YOUR OBJECTIVE. Retype, exactly as they stand, the lines from the start of the data to the line that contains "5.02, 6.05, 7.23]", both ends included. Leave the pictures out.
▶
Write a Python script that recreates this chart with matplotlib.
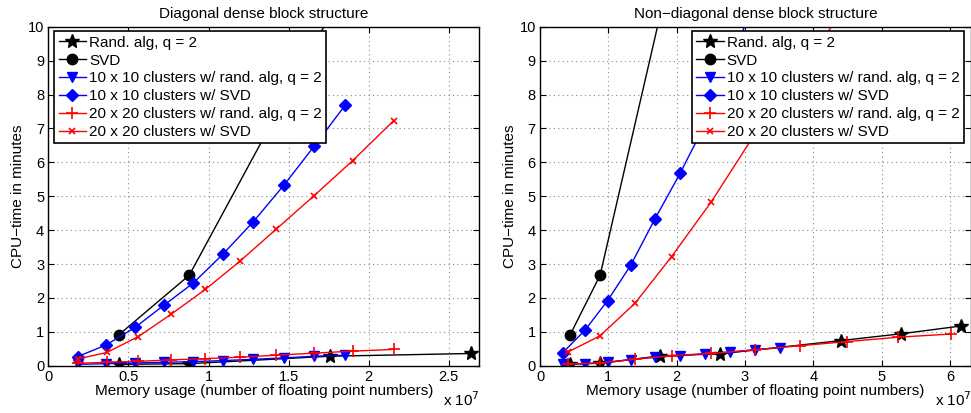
import matplotlib
matplotlib.use('Agg')
import matplotlib.pyplot as plt

plt.rcParams['font.family'] = ['Liberation Sans', 'DejaVu Sans']
plt.rcParams['font.size'] = 10.5

# ---- Diagonal dense block structure (x in units of 1e7) ----
d_rand_x = [0.44, 0.88, 1.76, 2.64]
d_rand_y = [0.04, 0.06, 0.28, 0.36]
d_svd_x = [0.44, 0.88, 1.76]
d_svd_y = [0.91, 2.67, 10.35]
d_c10_x = [0.184, 0.36, 0.542, 0.723, 0.903, 1.09, 1.28, 1.473, 1.66, 1.854]
d_c10_rand_y = [0.04, 0.06, 0.08, 0.10, 0.12, 0.15, 0.19, 0.23, 0.28, 0.31]
d_c10_svd_y = [0.27, 0.61, 1.13, 1.79, 2.43, 3.29, 4.25, 5.34, 6.48, 7.69]
d_c20_x = [0.184, 0.365, 0.5625, 0.767, 0.98, 1.198, 1.423, 1.66, 1.90, 2.156]
d_c20_rand_y = [0.07, 0.10, 0.13, 0.17, 0.21, 0.25, 0.31, 0.37, 0.43, 0.48]
d_c20_svd_y = [0.20, 0.39, 0.86, 1.52, 2.25, 3.09, 4.03, 5.02, 6.05, 7.23]

# ---- Non-diagonal dense block structure ----
n_rand_x = [0.44, 0.88, 1.76, 2.64, 4.40, 5.28, 6.16]
n_rand_y = [0.05, 0.07, 0.29, 0.35, 0.74, 0.94, 1.17]
n_svd_x = [0.44, 0.88, 1.76]
n_svd_y = [0.905, 2.67, 10.35]
n_c10_x = [0.332, 0.659, 0.99, 1.33, 1.68, 2.05, 2.41, 2.78, 3.15, 3.51]
n_c10_rand_y = [0.04, 0.06, 0.10, 0.18, 0.25, 0.30, 0.35, 0.40, 0.47, 0.53]
n_c10_svd_x = [0.332, 0.659, 0.99, 1.33, 1.68, 2.05, 2.41, 2.78, 3.15]
n_c10_svd_y = [0.38, 1.05, 1.92, 2.97, 4.32, 5.67, 7.1, 8.8, 10.9]
n_c20_x = [0.415, 0.878, 1.39, 1.927, 2.51, 3.15, 3.81, 4.49, 5.24, 6.02]
n_c20_rand_y = [0.05, 0.08, 0.19, 0.30, 0.36, 0.47, 0.59, 0.71, 0.84, 0.935]
n_c20_svd_x = [0.415, 0.878, 1.39, 1.927, 2.51, 3.15, 3.81, 4.49]
n_c20_svd_y = [0.41, 0.88, 1.84, 3.22, 4.84, 6.85, 8.75, 10.6]

labels = ['Rand. alg, q = 2', 'SVD',
          '10 x 10 clusters w/ rand. alg, q = 2', '10 x 10 clusters w/ SVD',
          '20 x 20 clusters w/ rand. alg, q = 2', '20 x 20 clusters w/ SVD']

fig = plt.figure(figsize=(9.71, 4.13), dpi=100)
W, H = 971.0, 413.0
ax1 = fig.add_axes([48.3 / W, 1 - 365.7 / H, 431 / W, 339 / H])
ax2 = fig.add_axes([540 / W, 1 - 365.7 / H, 431 / W, 339 / H])


def draw(ax, rx, ry, sx, sy, c10x, c10ry, c10sx, c10sy, c20x, c20ry, c20sx, c20sy):
    lw = 1.0
    ax.plot(rx, ry, 'k-*', lw=lw, ms=10, label=labels[0])
    ax.plot(sx, sy, 'k-o', lw=lw, ms=7.5, label=labels[1])
    ax.plot(c10x, c10ry, 'b-v', lw=lw, ms=7.5, label=labels[2])
    ax.plot(c10sx, c10sy, 'b-D', lw=lw, ms=6.5, label=labels[3])
    ax.plot(c20x, c20ry, 'r-+', lw=lw, ms=8.5, mew=1.2, label=labels[4])
    ax.plot(c20sx, c20sy, 'r-x', lw=lw, ms=4.5, mew=1.2, label=labels[5])
    ax.set_ylim(0, 10)
    ax.set_yticks(range(0, 11))
    ax.grid(True, linestyle=(0, (1, 3)), color='#888888', linewidth=0.8)
    ax.tick_params(direction='in', top=True, right=True, length=4, width=0.8, labelsize=10.5, pad=3)
    for s in ax.spines.values():
        s.set_linewidth(1.0)
    ax.set_xlabel('Memory usage (number of floating point numbers)', fontsize=11, labelpad=0)
    ax.set_ylabel('CPU\u2212time in minutes', fontsize=11, labelpad=2)


draw(ax1, d_rand_x, d_rand_y, d_svd_x, d_svd_y,
     d_c10_x, d_c10_rand_y, d_c10_x, d_c10_svd_y,
     d_c20_x, d_c20_rand_y, d_c20_x, d_c20_svd_y)
draw(ax2, n_rand_x, n_rand_y, n_svd_x, n_svd_y,
     n_c10_x, n_c10_rand_y, n_c10_svd_x, n_c10_svd_y,
     n_c20_x, n_c20_rand_y, n_c20_svd_x, n_c20_svd_y)

ax1.set_xlim(0, 2.69)
ax1.set_xticks([0, 0.5, 1, 1.5, 2, 2.5])
ax1.set_xticklabels(['0', '0.5', '1', '1.5', '2', '2.5'])
ax2.set_xlim(0, 6.31)
ax2.set_xticks(range(0, 7))

ax1.set_title('Diagonal dense block structure', fontsize=11, pad=6)
ax2.set_title('Non\u2212diagonal dense block structure', fontsize=11, pad=6)

for ax, x0 in [(ax1, 54), (ax2, 691.5)]:
    bb = ax.get_position()
    lx = (x0 / W - bb.x0) / bb.width
    ax.legend(loc='upper left', bbox_to_anchor=(lx, 1 - 4.5 / 339), fontsize=11,
              fancybox=False, framealpha=1, edgecolor='black', borderpad=0.3,
              labelspacing=0.25, handlelength=1.8, handletextpad=0.2, borderaxespad=0)
    ax.get_legend().get_frame().set_linewidth(1.2)

fig.text(443 / W, 1 - 406 / H, r'x 10$^7$', fontsize=11)
fig.text(935 / W, 1 - 406 / H, r'x 10$^7$', fontsize=11)

plt.savefig('out.png', dpi=100)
◀
ANSWER IN FULL.
Write a Python script that recreates this chart with matplotlib.
import matplotlib
matplotlib.use('Agg')
import matplotlib.pyplot as plt

plt.rcParams['font.family'] = ['Liberation Sans', 'DejaVu Sans']
plt.rcParams['font.size'] = 10.5

# ---- Diagonal dense block structure (x in units of 1e7) ----
d_rand_x = [0.44, 0.88, 1.76, 2.64]
d_rand_y = [0.04, 0.06, 0.28, 0.36]
d_svd_x = [0.44, 0.88, 1.76]
d_svd_y = [0.91, 2.67, 10.35]
d_c10_x = [0.184, 0.36, 0.542, 0.723, 0.903, 1.09, 1.28, 1.473, 1.66, 1.854]
d_c10_rand_y = [0.04, 0.06, 0.08, 0.10, 0.12, 0.15, 0.19, 0.23, 0.28, 0.31]
d_c10_svd_y = [0.27, 0.61, 1.13, 1.79, 2.43, 3.29, 4.25, 5.34, 6.48, 7.69]
d_c20_x = [0.184, 0.365, 0.5625, 0.767, 0.98, 1.198, 1.423, 1.66, 1.90, 2.156]
d_c20_rand_y = [0.07, 0.10, 0.13, 0.17, 0.21, 0.25, 0.31, 0.37, 0.43, 0.48]
d_c20_svd_y = [0.20, 0.39, 0.86, 1.52, 2.25, 3.09, 4.03, 5.02, 6.05, 7.23]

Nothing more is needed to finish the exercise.